I’ve had many amazing experiences living in the countryside for the past 5 years since my family moved from our home on the St. Olaf side of Northfield, Minnesota to right outside the small rural town of Dennison. Dennison is a town of around only 300 people located 10 minutes to the east of Northfield. While I have come to bask in much of the enjoyment of rural life, the quietness, the beauty of the roaming hills of the valley that I live in, and the friendly farmer neighbors I have, my favorite enjoyment is being able to drive around every country road after night has fallen.

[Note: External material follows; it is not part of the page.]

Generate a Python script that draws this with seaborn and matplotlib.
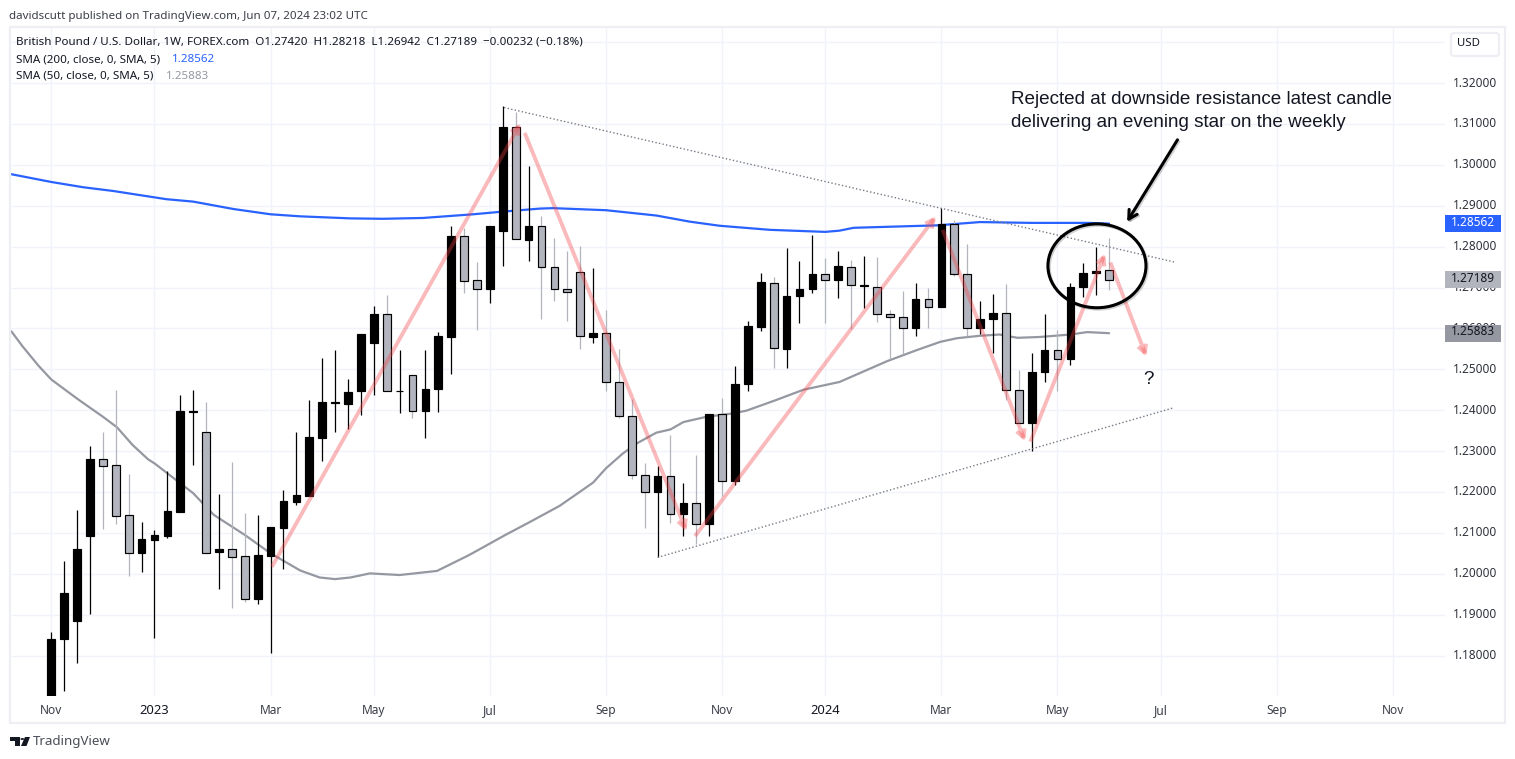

I’ll get into my car, leave town from either my place of employment or a friends house, and on the most beautiful of summer nights decide that I should enjoy it for a bit, even if it makes my parents stay up an extra 15-20 minutes to make sure that I get home ok.
The first thing that comes to mind in my enjoyment of night driving is the fact that you're almost the only one on the road, allowing you the ability to slow down and bask in the lights of downtown, the noise of the wind howling, the rain drops pitter-pattering on your windshield, and on the corn and bean fields that mark the sides of the country roads for miles. The cool, fresh air of summer nights keep you going as you tour the small towns and neighborhoods, such as Kenyon and Randolph. Towns so small that you can blink only once and you will have missed it all, and towns that at night are so majestically quiet that you could hear a pin drop.
The peacefulness of the country roads allows you to have the freedom of thought without distractions. It has allowed me to think about personal life stuff like how work went and starting to plan out the next day already. I speed along while the announcer on the BBC news show on NPR softly tells the day's headlines and the major events that will be occurring the next day and in the coming week. Sometimes I’ll make a pit stop at one of the gas stations on the edge of Northfield or in one of these small towns. I either have forgotten to eat dinner before I went to a friends house or pack one for my break at work, while other times it's based off a chance glance at my gas gage where I come to the judgement that I won’t be able to make it home without filling up.
As I step outside my car, I bask in finally being able to breathe the fresh outside air and not the less fresh one of the inside of the car, and be able to hear the corn rustle in the wind, and the cows letting out their last moo before they fall asleep. These peacefully calming aspects of the countryside are perfect to let my mind let me think, as well as forget about the problems I have on my mind from that day. If work went bad, a friend and I argued a lot, a customer got on my nerves, relationship concerns, or anything else, the country drive would help me forget and clear my thoughts. The joy that this brings leads me to realize just the reason that John Denver wrote and sang a song so long ago about country roads.
I pull into my driveway, press the button to open the door of my garage, and pull into the garage to stop my car there for its final resting place until the following morning. As soon as the garage door fully closes, I stand there in the middle of my driveway to listen a bit, so I can enjoy the sounds of the nature of rural Minnesota just one more time before walking upstairs to bed. I begin to anticipate driving around and enjoying the sounds of nighttime in the country the next day.